¿Tiene límite la misericordia?

Otra parábola que tiene como protagonista a un hombre rico. No tiene nombre, aunque la tradición le ha llamado Epulón. Es lo normal en las parábolas: su carácter anónimo. Lo extraño en este caso es que tenga nombre el personaje secundario: Lázaro.

Como en tantos otros casos, tenemos un problema con las parábolas: creemos entenderlas, no nos llaman la atención, pensamos que ya sabemos su mensaje; nos pueden gustar más o menos, pero las tratamos con la misma indiferencia petulante de quien cree conocer lo que escucha.

El rico de la parábola, después de morir, puede aún ver. Y puede ver el seno de Abraham; allí reconoce a Lázaro y ve su dicha desde su propio sufrimiento. El rico llama a Abraham, se dirige a él como padre. Más tarde, Abraham se dirigirá a él como “hijo”. Este hombre tiene cinco hermanos que viven en la casa de su padre. La parábola nos recuerda mucho a la del hijo pródigo, que está un capítulo más atrás.

Es más, el rico pide explícitamente misericordia a su padre, a Abraham: “¡Ten compasión de mí, padre!” ¿Quién de nosotros no respondería a un hijo nuestro, en cualquier condición, ante estas palabras? El mismo Jesús de Nazaret, a quien conocemos bien por su mensaje y que acaba de hablarnos de un padre misericordioso que todo lo perdona, ¿cómo puede contarnos ahora esta parábola contra la misericordia?

Algunos expertos podrían decirnos que la misericordia de Dios tiene un límite: la muerte. Este es el tiempo de la misericordia, más allá de esta vida, ya no hay posibilidad de perdón. No creo que este sea el sentido pretendido por Jesús en la parábola.

El rico, en el momento principal del relato, se nos aparece como más condescendiente que Abraham: si no puede ser salvado él, al menos que sea enviado Lázaro para salvar a sus hermanos, que aún viven. Pero Abraham tampoco responde a esta petición: ya tienen las Escrituras, la Ley y los Profetas, es suficiente con ello. En la Biblia parece estar la voz definitiva de Dios y encerrarse toda posibilidad de misericordia.

Cuando Jesús acaba la parábola, no tenemos ningún comentario, ninguna respuesta; como tampoco hemos visto ninguna introducción que nos ayude a entender el sentido. Sí sabemos que Jesús se dirige a los fariseos, “que son amigos del dinero y se burlaban de Jesús”.

La parábola es dura. Lo fue para sus oyentes. Lo es, ante todo, para nosotros, los lectores creyentes. Lo es más en este Jubileo de la misericordia. ¿Cómo interpretarla?

Como parábola, no como explicación del futuro. Como llamada de atención apasionada, no como reflexión sosegada sobre el juicio final o la moral cristiana.
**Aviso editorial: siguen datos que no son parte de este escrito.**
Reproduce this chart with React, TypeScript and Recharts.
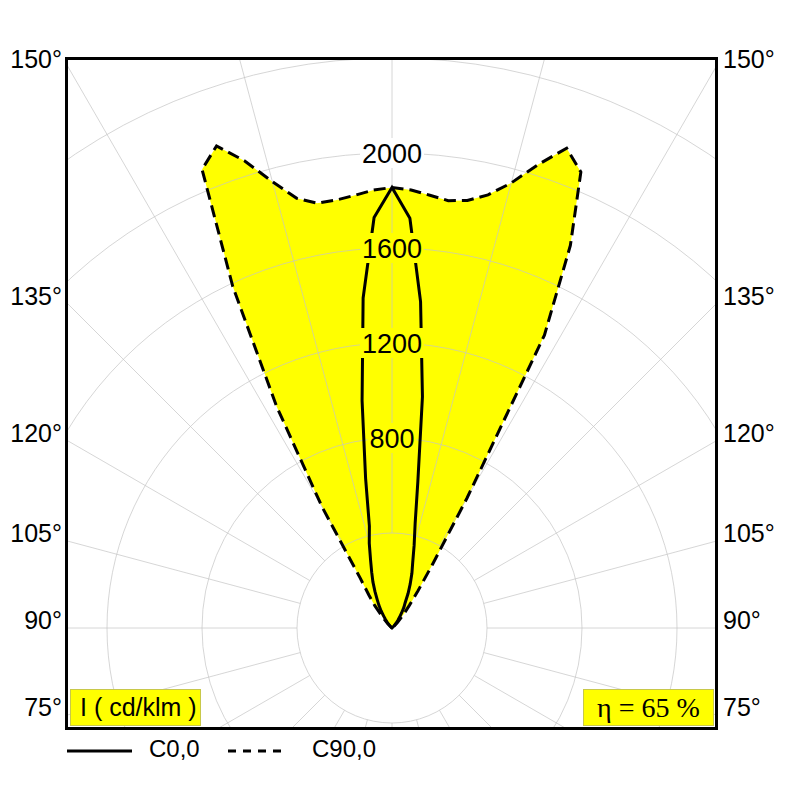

La parábola nos deja perplejos, nos interroga: esa es su intención. Somos incapaces de explicarla del todo de forma satisfactoria, de quedarnos tranquilos a fuerza de matices y conceptos sutiles.

A Jesús no le importa caer en una aparente contradicción con la parábola del padre misericordioso. Es una contradicción la misma parábola del rico Epulón: si no existe más palabra y llamada que la Ley y los profetas, ¿qué hace Jesús pronunciando esta parábola? Si la misericordia de Dios se encierra en la capacidad de las Escrituras para convencernos y convertirnos, ¿a qué ha venido Jesús? ¿Por qué nos habla de forma nueva y nos interpela?

Seguramente hemos de esforzarnos, no tanto en explicar las parábolas, sino en escucharlas en toda su novedad. No tenemos que temer lo que no entendemos; no tenemos que buscar una respuesta rápida a nuestros interrogantes: en las preguntas sin responder, probablemente, está la posibilidad para acceder a los misterios del Reino.

Descubrir la novedad del Evangelio, su frescura, sus interrogantes: no es solo asignatura pendiente para los fariseos, sino para los cristianos más cercanos y los discípulos mejor formados.